Real GDP growth in Somalia, estimated at 3.7% for 2016, is projected to decelerate to about 2.5% in 2017 because of lower agricultural output but will recover to about 3.5-4.5% in 2018-19.

Creating jobs for the youth, providing social services such as education and health, and building sustainable livelihoods are the immediate key development challenges in Somalia.

Somalia’s entrepreneurial private sector is one of the country’s main assets and an important partner for development actors.

South Africa:

Economic growth decelerated to 0.3% in 2016 although it is expected to rebound to 1.1% in 2017 and higher in later years.

Growth prospects will be driven by moderately stronger global growth, more favorable weather conditions, reliable electricity supply, less volatile labor relations, recovering business and consumer confidence, and stabilizing commodity prices.

The industrialization strategy is geared towards promoting entrepreneurship, which will also help to generate employment.

South Sudan:

Macroeconomic performance has continued to deteriorate because of the country’s fragile situation and continuing low worldwide oil prices while growth fell by 0.2% in 2015 and the fiscal and current account deficits have increased sharply.

On 14 December 2016 the president announced the launch of a national dialogue initiative with the aim of protecting and preserving the unity of the people of South Sudan, ending their suffering, restoring the economy, and focusing on state and nation building.

South Sudan does not have a broad and substantive history of private sector development from which entrepreneurial culture will easily develop.

Sudan:

Economic growth slowed in 2016 to an estimated 3% as a result of the decline in oil production and macroeconomic imbalances and is projected at 3.4% in 2017 and 3.6% in 2018 on the back of improved performance in the non-oil sector and temporary lifting of US sanctions.

The government’s attempts to expand the democratic space in the context of national dialogue augur well for an improved economic performance and political stability.

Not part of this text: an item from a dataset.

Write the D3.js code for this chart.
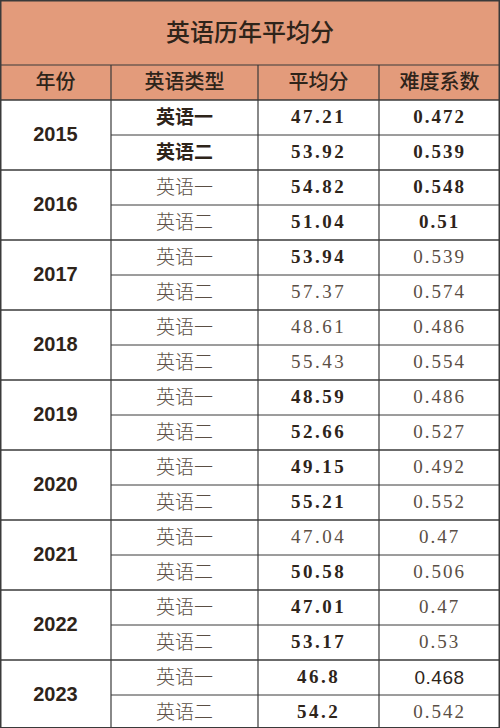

The share of Sudan’s entrepreneurs outside agriculture is sizable but the limited number of entrepreneurial programs, scarce technical training and the challenging business environment call for a coherent national strategy to boost and harness entrepreneurial energy and talent for inclusive growth.

Swaziland:

Economic growth remains subdued and is estimated to have slowed down in 2016 to -0.6%, mainly due to two factors, severe drought and fiscal pressures; while prospects will be sluggish in 2017 and 2018.

The political scene has continued to be relatively stable since the September 2013 elections, but the country’s ranking in participation and human rights remains low.

Swaziland possesses a prominent industrial sector with a limited level of entrepreneurship that can be enhanced through a comprehensive industrial policy to develop local entrepreneurs and create productive employment for the citizens.

Tanzania:

Growth in real GDP is estimated at 7.2% in 2016 with the same rate projected for 2017, driven mainly by strong performance in industry, construction, services, and information and communication sectors.

Fiscal position has remained healthy and ongoing efforts by the government to improve revenue mobilization as well as efficiency in public spending will help in maintaining the good performance.

While the level of industrialization in Tanzania is low, the government’s medium term development program is focused on nurturing industrialization as a means of achieving economic transformation, and the government has demonstrated a strong commitment to implement the program successfully.

Togo:

Togo’s economy slowed to 5% growth in 2016 from 5.3% in 2015, due to lower government investment and less port activity.

The government’s 2017-19 economic program aims to reduce public debt from 76% of GDP in 2016 to 56.4% by 2021.

The government is raising money for a 2016-18 industrial program to boost agro-industry and set up an entrepreneur fund.

Tunisia:

Real GDP growth rate of 1.0% was lower than the 2.6% predicted in the 2016 budget but is projected to increase with accelerated implementation of the 2016-20 strategic development (PSD).

The new administration elected on 31 August 2016 called for reforms to be intensified.

Tunisia raised TND 34 billion (Tunisian dinars) in pledged public and private funding at an international conference on investment held in late November to promote the creation of more wealth and jobs.

Uganda:

Growth in the Ugandan economy slowed down to 4.8% in 2016 from 5.5% the previous year but is projected to rebound strongly in 2017 to 5.1% and expand further to 5.8% the following year.

Uganda has made limited progress in improving human development but the National Development Plan (NDP II) envisages significant investments that could contribute to increased human capital development.

With a significant share of the active labor force (35.5%) engaged in entrepreneurship, Uganda is one of the world’s most entrepreneurial nations but lacks a dedicated strategy or policy and comprehensive program to support it effectively.

Zambia:

Although the next twelve months look more promising, Zambia faced economic challenges in 2016 following another year of low copper prices and crippling electricity supply deficits affecting economic activity.

The new government took office in September 2016 and has started implementing its economic reform program that aspires to expand growth and restore budget credibility while reducing the fiscal deficit.

Job creation guided by an Industrialization Strategy is a key priority of the government as Zambia still retains a low formal employment base of just 11% of total employment.

Zimbabwe:

In 2016, Zimbabwe’s growth more than halved to 0.5% from 1.1% in 2015. The government responded to the challenging environment by instituting a raft of measures including a temporary ban on imports, issuance of bond notes and introduction of a command agriculture system.

Zimbabwe’s GDP growth is projected to increase by 1.3% in 2017 spurred mainly by agriculture in view of favorable rains, tourism, manufacturing, construction and financial sectors.

Stimulating entrepreneurship and industrialization will require deep reforms to improve the business environment and promote employment creation.